In February 2011, Hyde helped pull off one of the biggest moves in franchise history. He was nervous and apprehensive before Utah unexpectedly shipped Williams to New Jersey. But Hyde was also excited. Numbers had been crunched, background checks had been run and Hyde had consulted a salary cap expert's version of the Bible: the NBA's player contract management system. Once the Millers and Rigby greenlighted the deal, O'Connor's gamble was made. Hyde had privately been in the know since jumpball.
"That gets your blood pumping," he said.
At 57, Hyde's much closer to the end of his career than the beginning. While O'Connor gradually transfers front-office executive power to Lindsey, Hyde plans to instruct Jazz vice president of finance Nathan Kenyon, among others, on the inner workings of a collective bargaining agreement that only becomes more complex each time a new deal is signed.
But Hyde isn't closing shop anytime soon. His cap expertise will be essential during a season that could see Utah carry eight expiring contracts, while four multimillion dollar contract extensions and a possible 2013 free-agent spending spree loom.
Hyde's handmade player-evaluation system continues to expand, evolving from Larry Miller's famed "batting average" to more than a dozen formulas that form the Jazz's "book." He oversees 93 sports apparel stores that stretch from the West Coast to New Hampshire. And even though O'Connor has relinquished day-to-day duties, the former GM's penchant for getting "great ideas at odd times" won't wane until he officially steps away.
"The process in the past has been that Kevin does all the work," Hyde said. "He knows the cap very well. He's, 'Aw, shucks' or whatever. But he's very bright on salary-cap stuff and knows what he's doing. But he'll have a lot of things going at once sometimes. So he'll call and say, 'Analyze this deal.' "
And the Jazz's inside man immediately goes to work.
Bob Hyde file
Position • Jazz executive vice president/chief financial officer and president of Fanzz
Years with organization • 27
Did you know? • Hyde turned former owner Larry Miller's "batting average" player-evaluation system into a "book" that relies on more than 12 formulas to rate NBA athletes.
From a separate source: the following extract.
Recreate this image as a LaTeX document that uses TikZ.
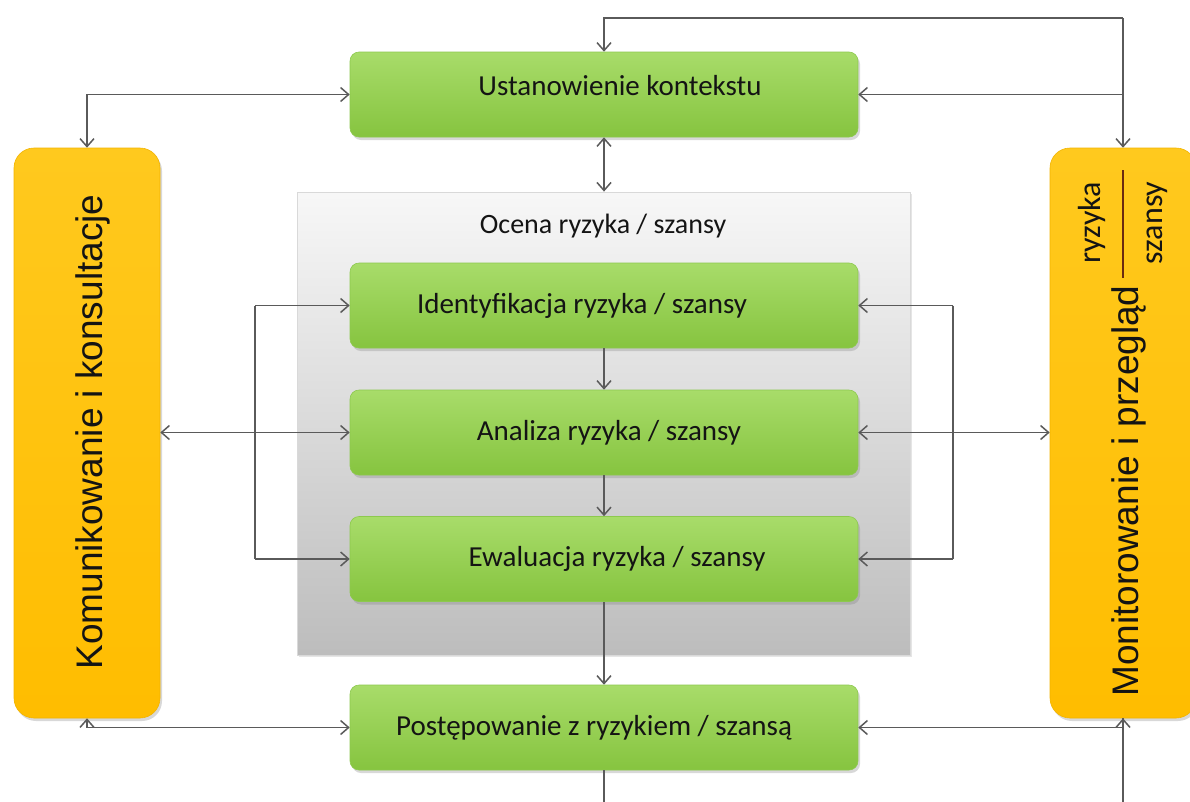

Jazz GM Dennis Lindsey on Hyde • "The Jazz have been doing a lot of cool and progressive things for a long time. They don't need to talk about it to understand its merits or knowledge about what they're doing. They just go about their business quietly and systematically. Bob's a big part of a lot of analytical and progressive movements that the Jazz have had in place."